まるで怯える子供のように泣きそうな声で先が見えない不安を打ち明けた錠一郎。回復する見込みがない病を発症し、生きがいだったトランペットを失ってしまったことで人生の道しるべを見失ってしまった。思い出の海岸に来れば何か答えが見つかるかと思ったのだろうか。それでも希望を見いだせず、海の向こうに行けば明かりが見えるかもしれないと進んで行ってしまったのかもしれない。
あまりにも苦しく身を切るように辛いその心情を想うと、見ているこちらの胸も苦しくて涙が出てくる(泣)。
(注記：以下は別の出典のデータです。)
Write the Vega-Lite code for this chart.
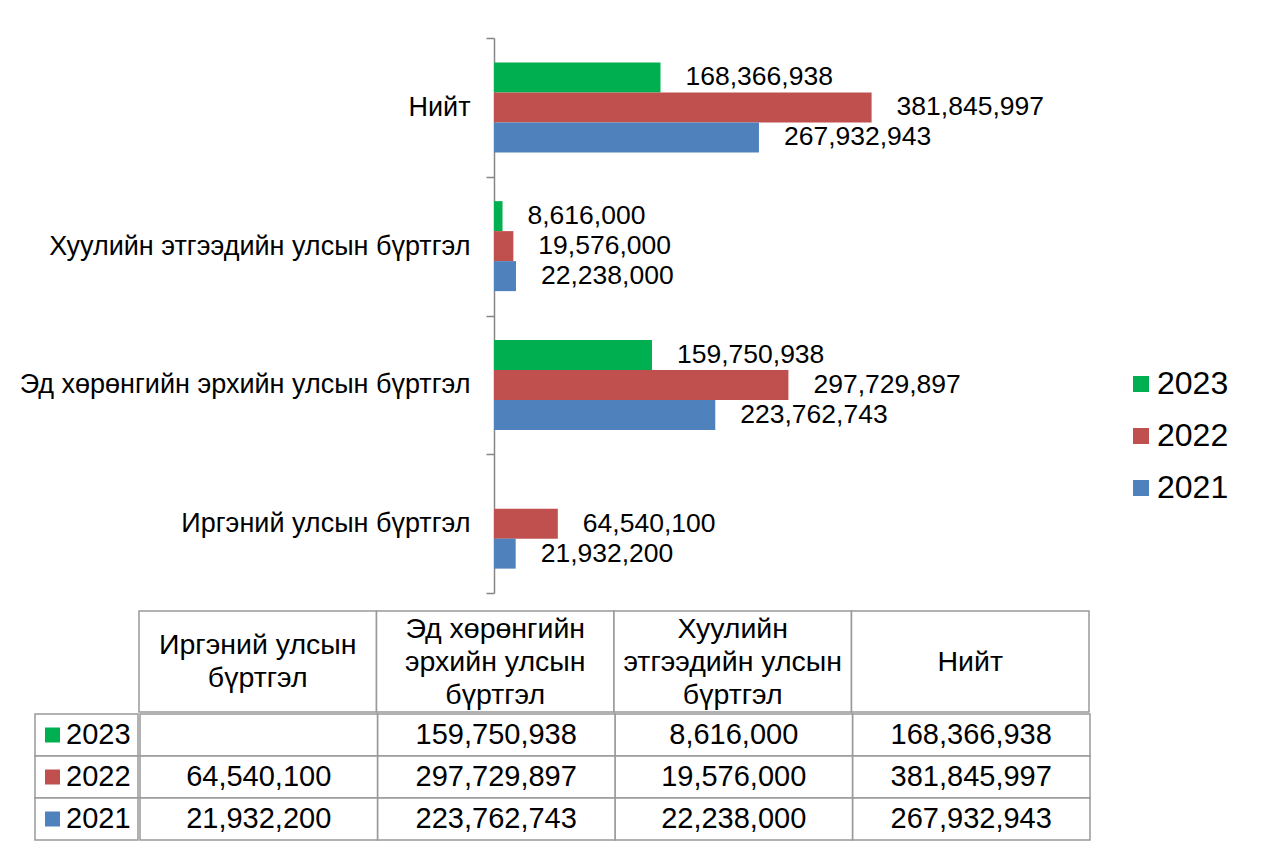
{
  "$schema": "https://vega.github.io/schema/vega-lite/v6.json",
  "padding": {"left": 19, "top": 24, "right": 5, "bottom": 5},
  "background": "#ffffff",
  "config": {"view": {"stroke": null}, "font": "Liberation Sans"},
  "datasets": {
    "main": [
      {"category": "Нийт", "year": "2023", "value": 168366938},
      {"category": "Нийт", "year": "2022", "value": 381845997},
      {"category": "Нийт", "year": "2021", "value": 267932943},
      {"category": "Хуулийн этгээдийн улсын бүртгэл", "year": "2023", "value": 8616000},
      {"category": "Хуулийн этгээдийн улсын бүртгэл", "year": "2022", "value": 19576000},
      {"category": "Хуулийн этгээдийн улсын бүртгэл", "year": "2021", "value": 22238000},
      {"category": "Эд хөрөнгийн эрхийн улсын бүртгэл", "year": "2023", "value": 159750938},
      {"category": "Эд хөрөнгийн эрхийн улсын бүртгэл", "year": "2022", "value": 297729897},
      {"category": "Эд хөрөнгийн эрхийн улсын бүртгэл", "year": "2021", "value": 223762743},
      {"category": "Иргэний улсын бүртгэл", "year": "2023", "value": null},
      {"category": "Иргэний улсын бүртгэл", "year": "2022", "value": 64540100},
      {"category": "Иргэний улсын бүртгэл", "year": "2021", "value": 21932200}
    ],
    "headers": [
      {"category": "Иргэний улсын бүртгэл", "label": "Иргэний улсын\nбүртгэл"},
      {"category": "Эд хөрөнгийн эрхийн улсын бүртгэл", "label": "Эд хөрөнгийн\nэрхийн улсын\nбүртгэл"},
      {"category": "Хуулийн этгээдийн улсын бүртгэл", "label": "Хуулийн\nэтгээдийн улсын\nбүртгэл"},
      {"category": "Нийт", "label": "Нийт"}
    ]
  },
  "spacing": 16,
  "vconcat": [
    {
      "width": 904,
      "height": 555,
      "data": {"name": "main"},
      "encoding": {
        "y": {
          "field": "category", "type": "nominal",
          "sort": ["Нийт", "Хуулийн этгээдийн улсын бүртгэл", "Эд хөрөнгийн эрхийн улсын бүртгэл", "Иргэний улсын бүртгэл"],
          "scale": {"paddingInner": 0, "paddingOuter": 0},
          "axis": {
            "title": null, "offset": -459, "domainColor": "#868686", "domainWidth": 1.5,
            "tickColor": "#868686", "tickWidth": 1.5, "tickSize": 8, "tickBand": "extent",
            "labelPadding": 16, "labelFontSize": 27, "labelFont": "Liberation Sans",
            "labelColor": "#000000", "labelLimit": 0
          }
        },
        "yOffset": {
          "field": "year", "type": "nominal", "sort": ["2023", "2022", "2021"],
          "scale": {"paddingInner": 0, "paddingOuter": 0.8125}
        },
        "x": {"field": "value", "type": "quantitative", "scale": {"domain": [0, 450000000], "range": [459, 904]}, "axis": null}
      },
      "layer": [
        {
          "mark": {"type": "bar"},
          "encoding": {
            "color": {
              "field": "year", "type": "nominal",
              "scale": {"domain": ["2023", "2022", "2021"], "range": ["#00B050", "#C0504D", "#4F81BD"]},
              "legend": {
                "orient": "none", "legendX": 1090, "legendY": 330, "title": null,
                "labelFontSize": 32, "labelFont": "Liberation Sans", "labelColor": "#000000",
                "symbolType": "square", "symbolSize": 256, "symbolStrokeWidth": 0,
                "labelOffset": 0, "rowPadding": 20, "padding": 0
              }
            }
          }
        },
        {
          "mark": {"type": "text", "align": "left", "baseline": "middle", "dx": 25, "fontSize": 26.5, "font": "Liberation Sans", "color": "#000000"},
          "encoding": {"text": {"field": "value", "type": "quantitative", "format": ","}}
        }
      ]
    },
    {
      "spacing": 0,
      "vconcat": [
        {
          "spacing": 0,
          "hconcat": [
            {"width": 103, "height": 101, "data": {"values": []}, "mark": "point"},
            {
              "width": 950,
              "height": 101,
              "data": {"name": "headers"},
              "encoding": {
                "x": {
                  "field": "category", "type": "nominal",
                  "sort": ["Иргэний улсын бүртгэл", "Эд хөрөнгийн эрхийн улсын бүртгэл", "Хуулийн этгээдийн улсын бүртгэл", "Нийт"],
                  "scale": {"paddingInner": 0, "paddingOuter": 0}, "axis": null
                }
              },
              "layer": [
                {"mark": {"type": "rect", "fill": "#ffffff", "stroke": "#999999", "strokeWidth": 1.5}},
                {
                  "transform": [{"filter": "length(split(datum.label, '\\n')) == 1"}],
                  "mark": {"type": "text", "lineBreak": "\n", "fontSize": 28.5, "lineHeight": 33, "font": "Liberation Sans", "color": "#000000", "baseline": "middle"},
                  "encoding": {"text": {"field": "label"}}
                },
                {
                  "transform": [{"filter": "length(split(datum.label, '\\n')) == 2"}],
                  "mark": {"type": "text", "lineBreak": "\n", "fontSize": 28.5, "lineHeight": 33, "dy": -16.5, "font": "Liberation Sans", "color": "#000000", "baseline": "middle"},
                  "encoding": {"text": {"field": "label"}}
                },
                {
                  "transform": [{"filter": "length(split(datum.label, '\\n')) == 3"}],
                  "mark": {"type": "text", "lineBreak": "\n", "fontSize": 28.5, "lineHeight": 33, "dy": -33, "font": "Liberation Sans", "color": "#000000", "baseline": "middle"},
                  "encoding": {"text": {"field": "label"}}
                }
              ]
            }
          ]
        },
        {
          "spacing": 0,
          "hconcat": [
            {
              "width": 103,
              "height": 126,
              "data": {"name": "main"},
              "transform": [{"aggregate": [{"op": "count", "as": "n"}], "groupby": ["year"]}],
              "encoding": {
                "y": {"field": "year", "type": "nominal", "sort": ["2023", "2022", "2021"], "axis": null, "scale": {"paddingInner": 0, "paddingOuter": 0}}
              },
              "layer": [
                {"mark": {"type": "rect", "fill": "#ffffff", "stroke": "#999999", "strokeWidth": 1.5}},
                {
                  "mark": {"type": "point", "shape": "square", "filled": true, "size": 225, "opacity": 1, "xOffset": -34},
                  "encoding": {
                    "color": {
                      "field": "year", "type": "nominal",
                      "scale": {"domain": ["2023", "2022", "2021"], "range": ["#00B050", "#C0504D", "#4F81BD"]},
                      "legend": {
                        "orient": "none", "legendX": 1090, "legendY": 330, "title": null,
                        "labelFontSize": 32, "labelFont": "Liberation Sans", "labelColor": "#000000",
                        "symbolType": "square", "symbolSize": 256, "symbolStrokeWidth": 0,
                        "labelOffset": 0, "rowPadding": 20, "padding": 0
                      }
                    }
                  }
                },
                {
                  "mark": {"type": "text", "align": "left", "baseline": "middle", "dx": -20.5, "fontSize": 29, "font": "Liberation Sans", "color": "#000000"},
                  "encoding": {"text": {"field": "year"}}
                }
              ]
            },
            {
              "width": 950,
              "height": 126,
              "data": {"name": "main"},
              "encoding": {
                "x": {
                  "field": "category", "type": "nominal",
                  "sort": ["Иргэний улсын бүртгэл", "Эд хөрөнгийн эрхийн улсын бүртгэл", "Хуулийн этгээдийн улсын бүртгэл", "Нийт"],
                  "scale": {"paddingInner": 0, "paddingOuter": 0}, "axis": null
                },
                "y": {"field": "year", "type": "nominal", "sort": ["2023", "2022", "2021"], "axis": null, "scale": {"paddingInner": 0, "paddingOuter": 0}}
              },
              "layer": [
                {"mark": {"type": "rect", "fill": "#ffffff", "stroke": "#999999", "strokeWidth": 1.5}},
                {
                  "transform": [{"filter": "isValid(datum.value)"}],
                  "mark": {"type": "text", "baseline": "middle", "fontSize": 29, "font": "Liberation Sans", "color": "#000000"},
                  "encoding": {"text": {"field": "value", "type": "quantitative", "format": ","}}
                }
              ]
            }
          ]
        }
      ]
    }
  ]
}
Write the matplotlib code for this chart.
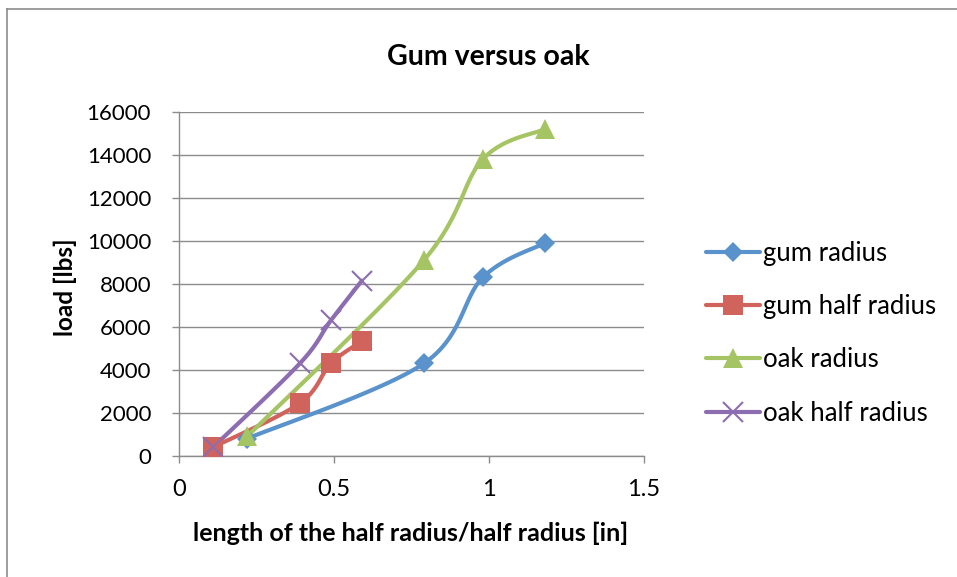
import matplotlib.pyplot as plt
import numpy as np

# --- data ---
gum_radius_x = [0.22, 0.79, 0.98, 1.18]
gum_radius_y = [800, 4300, 8300, 9900]

gum_half_x = [0.11, 0.39, 0.49, 0.59]
gum_half_y = [400, 2450, 4300, 5330]

oak_radius_x = [0.22, 0.79, 0.98, 1.18]
oak_radius_y = [900, 9100, 13800, 15200]

oak_half_x = [0.11, 0.39, 0.49, 0.59]
oak_half_y = [400, 4300, 6300, 8150]

labels = ['gum radius', 'gum half radius', 'oak radius', 'oak half radius']
colors = ['#5A93CC', '#D0635C', '#A5C565', '#8C6DB0']
markers = ['D', 's', '^', 'x']
msizes = [10.5, 14, 15, 14]

plt.rcParams['font.family'] = ['Lato', 'DejaVu Sans']


def smooth(x, y, n=40):
    # Catmull-Rom style smoothing like Excel's "smoothed line"
    x = np.asarray(x, float)
    y = np.asarray(y, float)
    p = np.column_stack([x, y])
    out = [p[0]]
    for i in range(len(p) - 1):
        p0 = p[i - 1] if i > 0 else p[i]
        p1 = p[i]
        p2 = p[i + 1]
        p3 = p[i + 2] if i + 2 < len(p) else p[i + 1]
        c1 = p1 + (p2 - p0) / 6
        c2 = p2 - (p3 - p1) / 6
        t = np.linspace(0, 1, n)[1:, None]
        seg = ((1 - t) ** 3) * p1 + 3 * ((1 - t) ** 2) * t * c1 + 3 * (1 - t) * t ** 2 * c2 + t ** 3 * p2
        out.extend(seg)
    out = np.array(out)
    return out[:, 0], out[:, 1]


fig = plt.figure(figsize=(9.57, 5.77), dpi=100)
ax = fig.add_axes([0.187, 0.21, 0.486, 0.596])

series = [(gum_radius_x, gum_radius_y), (gum_half_x, gum_half_y),
          (oak_radius_x, oak_radius_y), (oak_half_x, oak_half_y)]

handles = []
for (xs, ys), lab, c, m, ms in zip(series, labels, colors, markers, msizes):
    sx, sy = smooth(xs, ys)
    ax.plot(sx, sy, color=c, lw=3, solid_capstyle='round', zorder=3)
    mew = 1.5 if m == 'x' else 0
    ax.plot(xs, ys, linestyle='none', marker=m, ms=ms, color=c, mec=c, mew=mew, zorder=4)
    h, = ax.plot([], [], color=c, lw=3, marker=m, ms=ms, mec=c, mew=mew, solid_capstyle='round')
    handles.append(h)

ax.set_xlim(0, 1.5)
ax.set_ylim(0, 16000)
ax.set_xticks([0, 0.5, 1, 1.5])
ax.set_xticklabels(['0', '0.5', '1', '1.5'])
ax.set_yticks(np.arange(0, 16001, 2000))

ax.grid(axis='y', color='#8C8C8C', lw=1)
ax.set_axisbelow(True)
for s in ['top', 'right']:
    ax.spines[s].set_visible(False)
for s in ['left', 'bottom']:
    ax.spines[s].set_color('#8C8C8C')
    ax.spines[s].set_linewidth(1)
ax.tick_params(axis='both', colors='#8C8C8C', length=5, width=1, labelcolor='black')
ax.tick_params(axis='x', pad=12, labelsize=17)
ax.tick_params(axis='y', pad=15, labelsize=16)

fig.text(0.51, 1 - 57 / 577, 'Gum versus oak', fontsize=20.5, fontweight='bold', ha='center', va='center')
fig.text(410.5 / 957, 1 - 533 / 577, 'length of the half radius/half radius [in]',
         fontsize=18, fontweight='bold', ha='center', va='center')
fig.text(65 / 957, 1 - 287 / 577, 'load [lbs]', fontsize=17.5, fontweight='bold',
         rotation=90, ha='center', va='center')

ax.legend(handles, labels, loc='upper left', bbox_to_anchor=(1.112, 0.655), frameon=False,
          fontsize=18.5, handlelength=2.1, handletextpad=0.1, labelspacing=1.1, borderaxespad=0)

# chart border (left and top edges visible)
fig.add_artist(plt.Line2D([0.0075, 0.0075], [0, 0.985], transform=fig.transFigure, color='#8C8C8C', lw=1.2))
fig.add_artist(plt.Line2D([0.0075, 1], [0.985, 0.985], transform=fig.transFigure, color='#8C8C8C', lw=1.2))

plt.savefig('out.png', dpi=100)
しかし、るいはそんな彼の背中を優しくさすりながらそっと言葉をかける。

「怖がらんでいい。私が守る。あなたと二人で、ひなたの道を歩いていきたい」

錠一郎はまるで母親のように優しく温かいるいの言葉に涙し、その身を彼女の体に預けていきました。そんな二人の姿をトミーは驚いたように見つめてた…。彼には壮絶な光景に写ったのかもしれない。

るいは例えこの先なにがあっても、錠一郎の傍を離れないと決めただろうね。彼の道を常に明るく照らす存在であり続けると強く心に誓ったと思います。そんな彼女に身を預け、子供のように泣き崩れる錠一郎の姿が儚くて切なくてたまらなかった…(涙)。
恋人…というよりも親子のようにも見えてしまうシーンだったけど…、るいと錠一郎はそれが一番心地いい関係なのかなとも思いました。「愛のカタチ」は色々ありますからね。

それにしても、久しぶりに海の中に突入していく人を止めるっていう熱いシーン見た気がする。一昔前は色んなドラマでちょいちょい見かけたけど、最近はベタすぎるからかご無沙汰だったw。今見ると、なんだかとても新鮮で心揺さぶるドラマチックなワンシーンになってるなと思えました。

あと、淡路島の海がかなり深いこともちょっとビックリ。少し進んだだけで相当水に浸かってましたから(汗)撮影はかなり大変だったのでは。ちょっとドキドキしながら見てしまった。

それから、錠一郎が一時的に泊ってた宿の部屋。華丸さんも指摘してたけど…私も2階だと思い込んでました(笑)。投げた衣類がすぐそこの庭に引っかかってたので、ようやく1階だったんだと気づいた次第ですww。

さて、次回からはかなり心穏やかにるいと錠一郎の二人を見ていくことができそうです。何はともあれ、二人の心がもう一度共鳴し合うことができて本当に良かった。